Seeds, a tiny form that contains the potential for plant life. But even before sprouting or producing greens or fruits, they have so much to offer, just as they are. Most seeds are rich in fiber, good fats and protein. Furthermore, many are a good sources of various vitamins, minerals and other valuable nutrients. Here, I give an overview of the benefits of three seeds in particular (I’ve reviewed these because they are found in this week’s recipe).
Nutrition – Mucilage, monounsaturated and polyunsaturated (omega 3 & 6) fats, soluble fiber, lignans, B vitamins (B1, B6), folate, calcium, iron, magnesium, manganese, selenium.

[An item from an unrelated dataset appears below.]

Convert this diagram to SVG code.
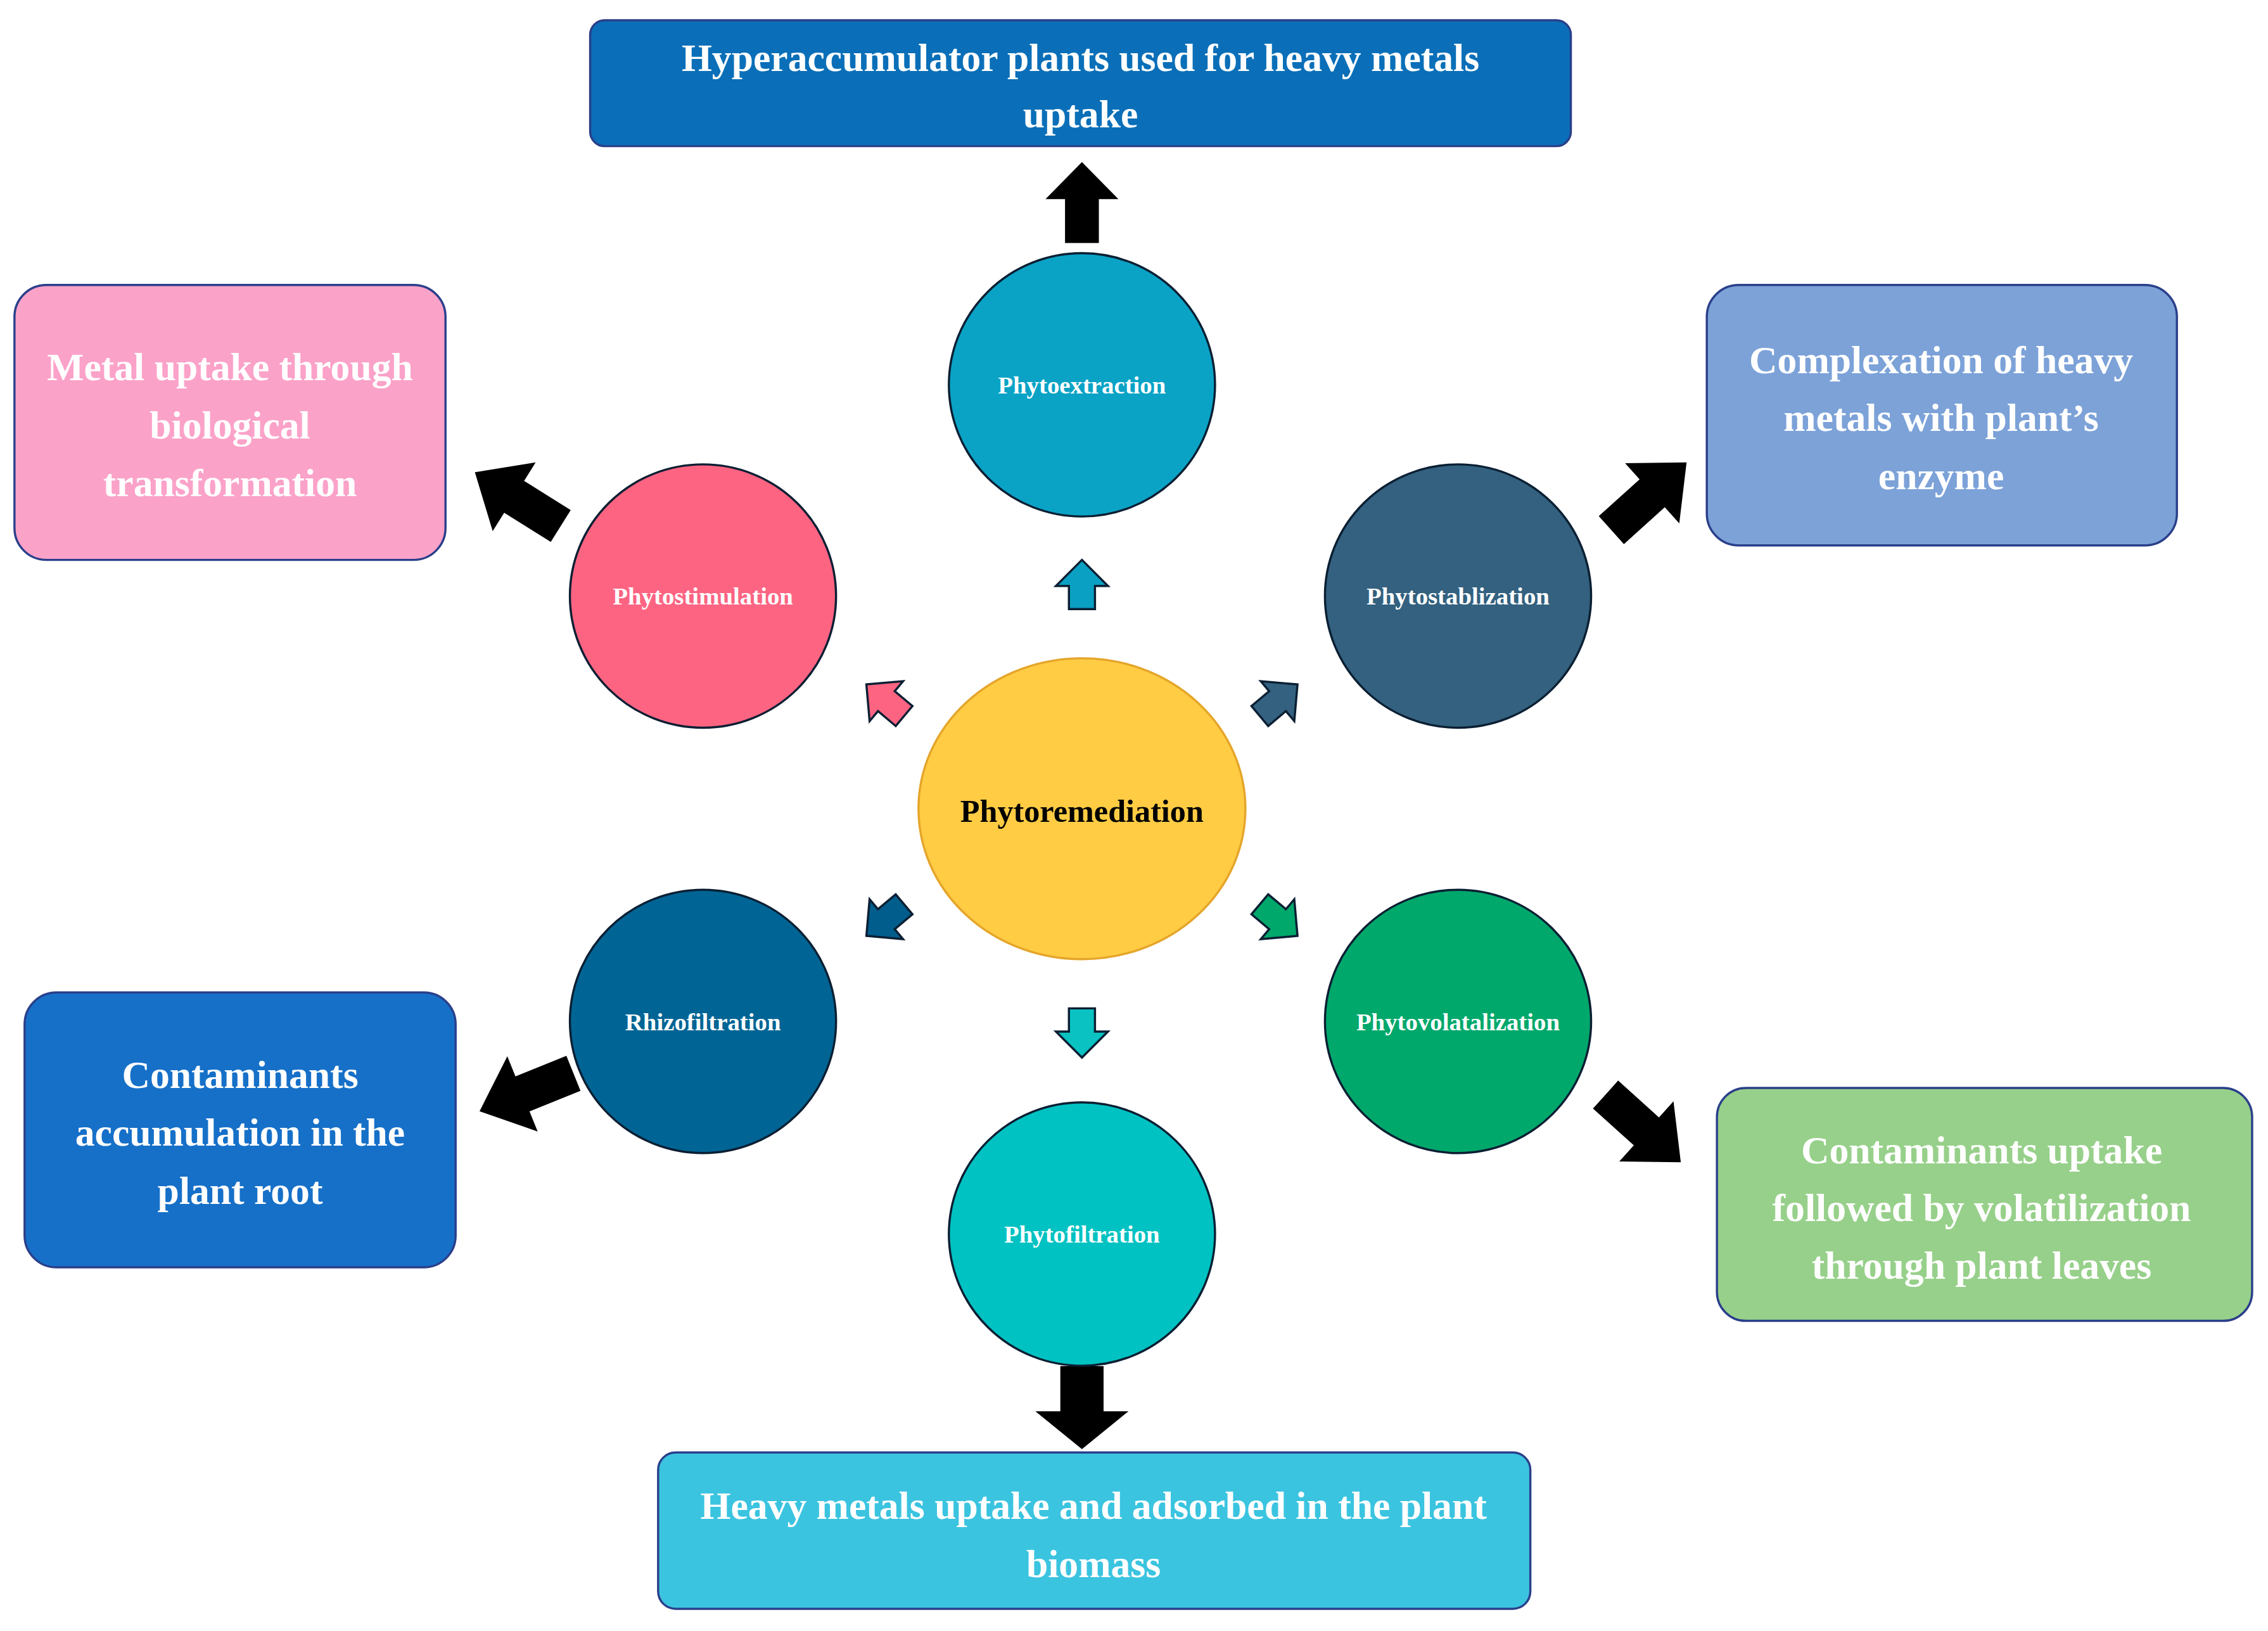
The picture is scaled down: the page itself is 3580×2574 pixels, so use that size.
<svg xmlns="http://www.w3.org/2000/svg" width="3580" height="2574" viewBox="0 0 3580 2574">
<style>
.bx{stroke:#2a3f8a;stroke-width:1.5}
.cir{stroke:#0b1f33;stroke-width:1.5}
.t{font-family:"Liberation Serif",serif;font-weight:bold;fill:#fff;text-anchor:middle}
.bt{font-size:27px}
.ct{font-size:17px}
</style>
<defs>
<path id="big" d="M-35,-13 H3 V-28 L35,0 L3,28 V13 H-35 Z" fill="#000"/>
<path id="sm" d="M-17,-9 H-1 V-18 L17,0 L-1,18 V9 H-17 Z" stroke-width="1.5" stroke="#0b1f33"/>
</defs>
<rect width="3580" height="2574" fill="#fff"/>
<g transform="scale(2.2832)">
<g id="connectors">
<use href="#big" transform="translate(748,140) rotate(-90) scale(0.8,0.9)"/>
<use href="#big" transform="translate(748,973) rotate(90) scale(0.82,1.15)"/>
<use href="#big" transform="translate(358,345) rotate(-148)"/>
<use href="#big" transform="translate(1140,343) rotate(-42)"/>
<use href="#big" transform="translate(364,755) rotate(158)"/>
<use href="#big" transform="translate(1136,780) rotate(42)"/>
<use href="#sm" fill="#0aa0c4" transform="translate(748,404) rotate(-90)"/>
<use href="#sm" fill="#0ac2c2" transform="translate(748,714) rotate(90)"/>
<use href="#sm" fill="#fd6482" transform="translate(612,484) rotate(-140)"/>
<use href="#sm" fill="#33617f" transform="translate(884,484) rotate(-40)"/>
<use href="#sm" fill="#005d8c" transform="translate(612,636) rotate(140)"/>
<use href="#sm" fill="#00a86b" transform="translate(884,636) rotate(40)"/>
</g>
<g id="box-top"><rect class="bx" x="408" y="14" width="678" height="87" rx="10" fill="#0a6fb8"/>
<text class="t bt" x="747" y="49">Hyperaccumulator  plants used for heavy metals</text><text class="t bt" x="747" y="88">uptake</text></g>
<g id="box-pink"><rect class="bx" x="10" y="197" width="298" height="190" rx="22" fill="#fba2c9"/>
<text class="t bt" x="159" y="263">Metal uptake through</text><text class="t bt" x="159" y="303">biological</text><text class="t bt" x="159" y="343">transformation</text></g>
<g id="box-blue"><rect class="bx" x="1180" y="197" width="325" height="180" rx="22" fill="#7ca2d8"/>
<text class="t bt" x="1342" y="258">Complexation  of heavy</text><text class="t bt" x="1342" y="298">metals with plant’s</text><text class="t bt" x="1342" y="338">enzyme</text></g>
<g id="box-root"><rect class="bx" x="17" y="686" width="298" height="190" rx="22" fill="#1670c8"/>
<text class="t bt" x="166" y="752">Contaminants</text><text class="t bt" x="166" y="792">accumulation  in the</text><text class="t bt" x="166" y="832">plant root</text></g>
<g id="box-green"><rect class="bx" x="1187" y="752" width="370" height="161" rx="20" fill="#97d08a"/>
<text class="t bt" x="1370" y="804">Contaminants  uptake</text><text class="t bt" x="1370" y="844">followed by volatilization</text><text class="t bt" x="1370" y="884">through plant leaves</text></g>
<g id="box-bottom"><rect class="bx" x="455" y="1004" width="603" height="108" rx="12" fill="#3bc4e0"/>
<text class="t bt" x="756" y="1050">Heavy metals uptake and adsorbed in the plant</text><text class="t bt" x="756" y="1090">biomass</text></g>
<g id="phytoextraction"><ellipse class="cir" cx="748" cy="266" rx="92" ry="91" fill="#0aa3c6"/><text class="t ct" x="748" y="272">Phytoextraction</text></g>
<g id="phytostimulation"><ellipse class="cir" cx="486" cy="412" rx="92" ry="91" fill="#fd6482"/><text class="t ct" x="486" y="418">Phytostimulation</text></g>
<g id="phytostablization"><ellipse class="cir" cx="1008" cy="412" rx="92" ry="91" fill="#33617f"/><text class="t ct" x="1008" y="418">Phytostablization</text></g>
<g id="rhizofiltration"><ellipse class="cir" cx="486" cy="706" rx="92" ry="91" fill="#006595"/><text class="t ct" x="486" y="712">Rhizofiltration</text></g>
<g id="phytovolatalization"><ellipse class="cir" cx="1008" cy="706" rx="92" ry="91" fill="#00a86b"/><text class="t ct" x="1008" y="712">Phytovolatalization</text></g>
<g id="phytofiltration"><ellipse class="cir" cx="748" cy="853" rx="92" ry="91" fill="#00c2c2"/><text class="t ct" x="748" y="859">Phytofiltration</text></g>
<g id="phytoremediation"><ellipse cx="748" cy="559" rx="113" ry="104" fill="#ffcc44" stroke="#e5a52a" stroke-width="1.5"/><text class="t" x="748" y="568" style="font-size:22px;fill:#000">Phytoremediation</text></g>
</g>
</svg>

Benefits – antioxidant, anti-inflammatory, useful in cases of constipation or diarrhea (used differently to address each), high cholesterol, female hormone imbalance, blood sugar dysregulation, digestive irritation.
Notes – Flax seed is best used ground up (best to grind in small batches at home) and stored in the refrigerator. It’s important to be well hydrated when taking flax seed. Flax seed should be taken away from medication to prevent reduced absorption.
Nutrition – Monounsaturated and polyunsaturated (omega 3 & 6) fats, fiber, calcium, phosphorus, manganese, magnesium, zinc, B vitamins (B1, B2, B3).
Benefits – Antioxidant, weigh management, heart health, blood sugar regulations (for diabetics), strengthen bones and teeth.
Notes – If using whole chia seeds (not ground), soaking in water for 1-2 hours seems to make them easier to digest, allowing for better nutrient absorption.
Nutrition – Monounsaturated fats, fiber, B vitamins (B1, B6), copper, manganese, calcium, magnesium, iron, phosphorus, tryptophan.
Benefits – Heart health, bone health, integrity of hair/skin/nails, anemia, arthritis, blood sugar control.
Notes – May be a potential allergen for some, watch for any reactions.